We have billions of records indexed in ES cluster, each document will contain fields like account id, transaction id, user name and so on (few free-text string data fields)
My application will query ES based on some user search params (e.g return transactions for user 'A' between X and Y dates and some other filters) and I want to store/export response data to csv/excel file.
For my use case, number of documents returned from ES might be in 100s of thousands or million(s), my question is what are various ways to export "large" amount of data from ES?
These requests are "real-time" requests and not batch processing (e.g - requested user is waiting for exported file to be created).
I read about pagination (size/from) and scroll approach but not sure if these are the best ways to export large dataset from ES. (size/from approach has max setting as 10K if I read it correctly and scroll option is NOT much recommended for realtime use case).

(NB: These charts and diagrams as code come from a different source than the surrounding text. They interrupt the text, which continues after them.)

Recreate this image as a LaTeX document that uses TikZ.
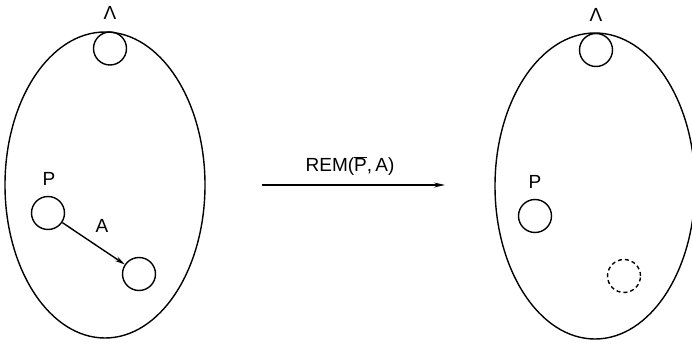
\documentclass[tikz,border=0pt]{standalone}
\usepackage{fontspec}
\setmainfont{Liberation Sans}
\usetikzlibrary{arrows.meta,shapes.geometric}
\begin{document}
\begin{tikzpicture}[x=1pt,y=-1pt,line width=1.4pt,
  blob/.style={draw,ellipse,minimum width=200pt,minimum height=306pt,inner sep=0pt},
  ball/.style={draw,circle,minimum size=33pt,inner sep=0pt},
  dball/.style={ball,dashed,dash pattern=on 4pt off 3pt},
  lab/.style={font=\fontsize{19}{21}\selectfont,inner sep=0pt}]
\useasboundingbox (0,0) rectangle (692,344);
% left
\node[blob] (L) at (105,185) {};
\node[ball] (Lt) at (110,48.5) {};
\node[lab] (Llam) at (110,13) {Λ};
\node[ball] (Lp) at (48,213) {};
\node[lab] (LpL) at (49,179) {P};
\node[ball] (La) at (139,274) {};
\node[lab] (LaL) at (102,226) {A};
\draw[-{Stealth[length=10pt,width=5pt]}] (Lp) -- (La);
% arrow
\coordinate (m1) at (262,185);
\coordinate (m2) at (445,185);
\draw[-{Stealth[length=11pt,width=5pt]}] (m1) -- (m2);
\node[lab] (rem) at (350,166) {REM($\overline{\mbox{P}}$,\,A)};
% right
\node[blob] (R) at (595,186) {};
\node[ball] (Rt) at (596,50) {};
\node[lab] (Rlam) at (596,15) {Λ};
\node[ball] (Rp) at (535,216) {};
\node[lab] (RpL) at (535,182) {P};
\node[dball] (Rd) at (624,276) {};
\end{tikzpicture}
\end{document}
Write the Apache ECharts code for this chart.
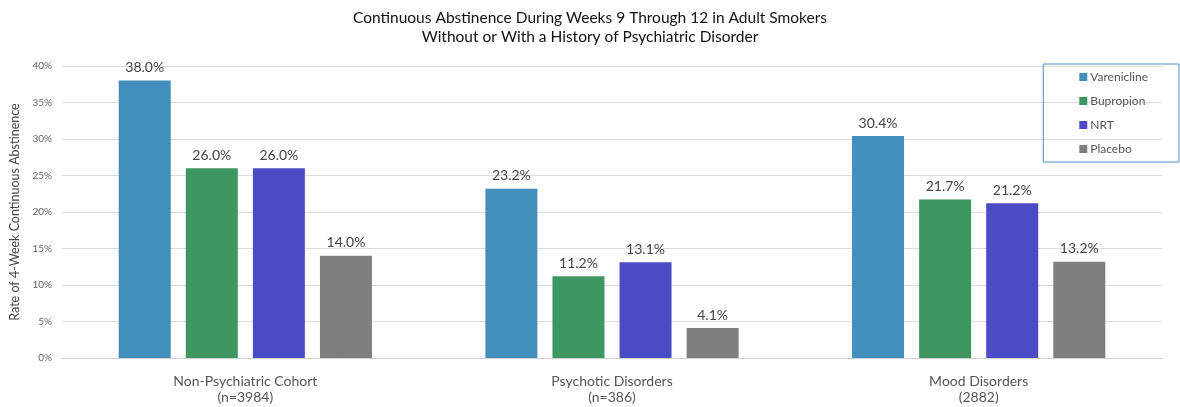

Would like to know from experts.
If your users need to export a large quantity of data, you need to educate them not to expect that export to be done in real-time (for the sake of the well-being of your other users and your systems).
That's definitely a batch processing job. The user triggers the export via your UI, some process will then wake up and do it asynchronously. When done you notify the user that the export is available for download at some location or you send the file via email.
Just to name an example, when you want to export your data from Twitter, you trigger a request and you'll be notified later (even if you have just a few tweets in your account) that your data has been exported.
If you decide to proceed that way, then nothing prevents you anymore from using the scan/scroll approach.